Combine with Equity for Higher Returns
While SSY at 8.2% is excellent for risk-free returns, parents with a longer horizon (15+ years) can allocate ₹1.5 lakh to SSY for the guaranteed, tax-free component and additionally invest in equity mutual fund SIPs for the growth component. This blended approach provides the safety of SSY with the wealth-creation potential of equities, maximising the corpus available when the daughter needs it for education or marriage.
Frequently Asked Questions
What happens if I miss the minimum deposit in a year?
If you fail to deposit the minimum ₹250 in any financial year, the account becomes a “default account.” To revive it, you must pay ₹250 for each year of default plus a penalty of ₹50 per default year. The account continues to earn interest during the default period, but you cannot make withdrawals or claim 80C benefits until it is regularised.
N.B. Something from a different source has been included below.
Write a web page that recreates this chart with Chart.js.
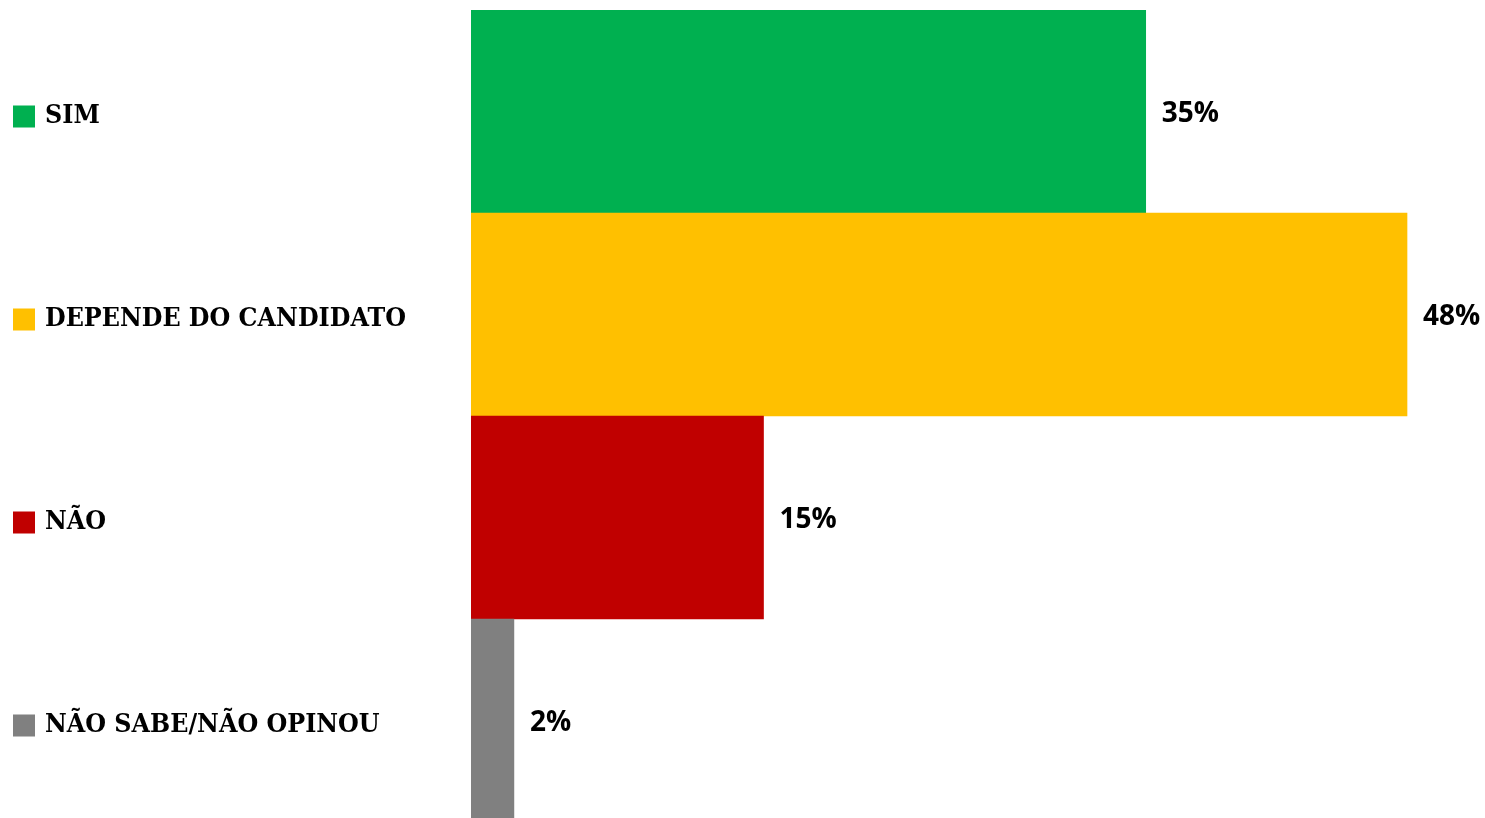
<!DOCTYPE html>
<html>
<head>
<meta charset="utf-8">
<script src="https://cdn.jsdelivr.net/npm/chart.js@4.4.1/dist/chart.umd.min.js"></script>
<style>
html, body { margin: 0; padding: 0; background: #fff; overflow: hidden; }
#wrap { position: relative; width: 1485px; height: 822px; }
</style>
</head>
<body>
<div id="wrap"><canvas id="chart"></canvas></div>
<script>
// data
const categories = ['SIM', 'DEPENDE DO CANDIDATO', 'NÃO', 'NÃO SABE/NÃO OPINOU'];
const values = [34.6, 48, 15, 2.2];
const valueLabels = ['35%', '48%', '15%', '2%'];
const barColors = ['#00B050', '#FFC000', '#C00000', '#808080'];

const valueFont = 'bold 28px "Open Sans", sans-serif';

// colored squares next to the category labels
const squares = {
    id: 'squares',
    afterDraw(chart) {
        const ctx = chart.ctx;
        const y = chart.scales.y;
        ctx.save();
        categories.forEach((c, i) => {
            const py = y.getPixelForTick(i);
            ctx.fillStyle = barColors[i];
            ctx.fillRect(13, py - 6, 22, 22);
        });
        ctx.restore();
    }
};

// percent labels at the end of each bar
const valueText = {
    id: 'valueText',
    afterDatasetsDraw(chart) {
        const ctx = chart.ctx;
        const meta = chart.getDatasetMeta(0);
        ctx.save();
        ctx.font = valueFont;
        ctx.fillStyle = '#000';
        ctx.textAlign = 'left';
        ctx.textBaseline = 'middle';
        meta.data.forEach((bar, i) => {
            ctx.fillText(valueLabels[i], bar.x + 16, bar.y + 3);
        });
        ctx.restore();
    }
};

const ctx = document.getElementById('chart').getContext('2d');
const chart = new Chart(ctx, {
    type: 'bar',
    data: {
        labels: categories,
        datasets: [{
            data: values,
            backgroundColor: barColors,
            borderWidth: 0,
            barPercentage: 1,
            categoryPercentage: 1
        }]
    },
    options: {
        indexAxis: 'y',
        responsive: true,
        maintainAspectRatio: false,
        animation: false,
        layout: { padding: { top: 10, left: 45, right: 0, bottom: 0 } },
        plugins: {
            legend: { display: false },
            tooltip: { enabled: false }
        },
        scales: {
            x: {
                display: false,
                min: 0,
                max: 52
            },
            y: {
                grid: { display: false },
                border: { display: false },
                ticks: {
                    color: '#000',
                    font: { family: '"DejaVu Serif"', size: 26.5, weight: 'bold condensed' },
                    crossAlign: 'far',
                    padding: 0,
                    labelOffset: 5
                },
                afterFit(scale) {
                    scale.width = 426;
                    scale.paddingTop = 0;
                    scale.paddingBottom = 0;
                }
            }
        }
    },
    plugins: [squares, valueText]
});
</script>
</body>
</html>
Can an NRI open an SSY account?
NRIs cannot open new SSY accounts. If a parent who opened an SSY account later becomes an NRI, the account can continue until maturity. However, some post offices and banks may create complications, so it is advisable to open the account at a major bank with clear NRI policies.
Can the girl child operate the account herself?
Yes, once the girl child turns 18, she can operate the account independently. She can make deposits, request withdrawals for education, and manage the account without the guardian’s involvement. This transfer of control happens automatically upon providing age proof to the bank or post office.
Is SSY better than PPF for a girl child?
Yes, for a girl child specifically, SSY is better than PPF. The interest rate is higher (8.2% vs 7.1%), both enjoy EEE tax status, and SSY is purpose-built for the girl child’s future needs with education withdrawal provisions. The only downside is the longer lock-in (21 years vs 15 years for PPF), but for a newborn, this aligns perfectly with the timeline for education and marriage expenses.